About the Author: Audrey G. Bennett is the Director of the Design for Social Innovation and Sustainability (DESIS) Lab at Penny W. Stamps School of Art and Design and an inaugural University Diversity and Social Transformation Professor at the University of Michigan, Ann Arbor. She is also a former Andrew W. Mellon Distinguished Scholar of the University of Pretoria, South Africa. She studies the design of transformative images that, through interactive aesthetics, can permeate cultural boundaries and impact the way we think and behave towards good social change. She was awarded the 2022 AIGA Steve Heller Prize for Cultural Commentary.

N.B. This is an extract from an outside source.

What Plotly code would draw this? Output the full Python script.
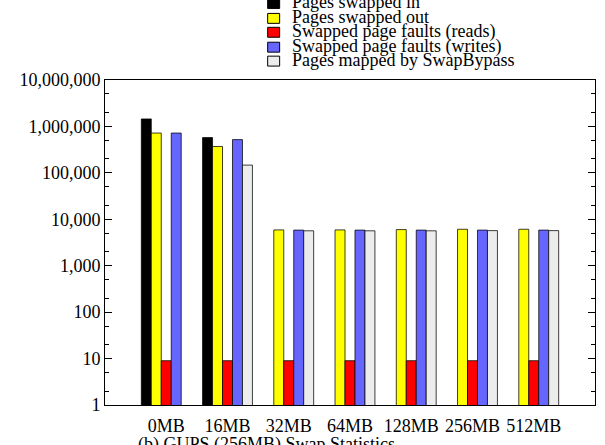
import plotly.graph_objects as go

categories = ["0MB", "16MB", "32MB", "64MB", "128MB", "256MB", "512MB"]
series_names = [
    "Pages swapped in",
    "Pages swapped out",
    "Swapped page faults (reads)",
    "Swapped page faults (writes)",
    "Pages mapped by SwapBypass",
]
swapped_in = [1450000, 575000, None, None, None, None, None]
swapped_out = [720000, 370000, 5900, 5900, 6000, 6100, 6100]
faults_reads = [9, 9, 9, 9, 9, 9, 9]
faults_writes = [720000, 520000, 5850, 5850, 5850, 5850, 5850]
bypass_mapped = [None, 147000, 5650, 5650, 5650, 5700, 5700]
series_values = [swapped_in, swapped_out, faults_reads, faults_writes, bypass_mapped]
colors = ["#000000", "#ffff00", "#ff0000", "#6666ff", "#ececec"]

ytick_vals = [1, 10, 100, 1000, 10000, 100000, 1000000, 10000000]
ytick_text = ["1", "10", "100", "1,000", "10,000", "100,000", "1,000,000", "10,000,000"]
minor_vals = [m * 10 ** e for e in range(7) for m in (2, 5)]
caption = "(b) GUPS (256MB) Swap Statistics"

FONT = "Liberation Serif"
FS = 18
W, H = 605, 445
L, R, T, B = 105, 9, 80, 38

fig = go.Figure()
for name, vals, col in zip(series_names, series_values, colors):
    fig.add_trace(go.Bar(
        x=categories, y=vals, name=name, showlegend=False,
        marker=dict(color=col, line=dict(color="rgba(0,0,0,0.75)", width=1)),
    ))

# manual legend (compact spacing)
def py(p):  # pixel y -> paper
    return (H - B - p) / (H - T - B)

def px(p):
    return (p - L) / (W - L - R)

row_centers = [3, 18, 32, 47, 61]
for name, col, yc in zip(series_names, colors, row_centers):
    fig.add_shape(type="rect", xref="paper", yref="paper",
                  x0=px(268), x1=px(280), y0=py(yc + 5), y1=py(yc - 5),
                  fillcolor=col, line=dict(color="black", width=1))
    fig.add_annotation(text=name, xref="paper", yref="paper",
                       x=px(290), y=py(yc - 1), xanchor="left", yanchor="middle",
                       showarrow=False, font=dict(family=FONT, size=FS, color="black"))

fig.add_annotation(text=caption, xref="paper", yref="paper",
                   x=px(136), y=py(447), xanchor="left", yanchor="middle",
                   showarrow=False, font=dict(family=FONT, size=FS, color="black"))

fig.update_layout(
    width=W, height=H,
    margin=dict(l=L, r=R, t=T, b=B),
    paper_bgcolor="white", plot_bgcolor="white",
    barmode="group", bargap=0.186, bargroupgap=0,
    font=dict(family=FONT, size=FS, color="black"),
)
fig.update_xaxes(
    range=[-1, 7], showline=True, linecolor="black", linewidth=1, mirror=True,
    ticks="", showgrid=False, ticklabelstandoff=4,
    tickfont=dict(family=FONT, size=FS, color="black"),
)
fig.update_yaxes(
    type="log", range=[0, 7], showline=True, linecolor="black", linewidth=1, mirror="ticks",
    tickvals=ytick_vals, ticktext=ytick_text, ticks="inside", ticklen=7, tickcolor="black",
    showgrid=False, zeroline=False,
    minor=dict(tickvals=minor_vals, ticks="inside", ticklen=4, tickcolor="black", showgrid=False),
    tickfont=dict(family=FONT, size=FS, color="black"),
)

fig.write_html("out.html")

Jennifer A. Vokoun is an Associate Professor of Graphic Design at Walsh University, Ohio, USA. She is the founder and Director of The Center for Sustainable Food Design, formerly the Food Design Institute, facilitating community engagement and leading participatory design research on food systems issues, and serves as a faculty leader for the university's Blouin Global Scholars, an interdisciplinary cohort focused on food, sustainability, and hunger in a local and global context. Her research focuses on design and social innovation applied to sustainable food systems and food insecurity issues.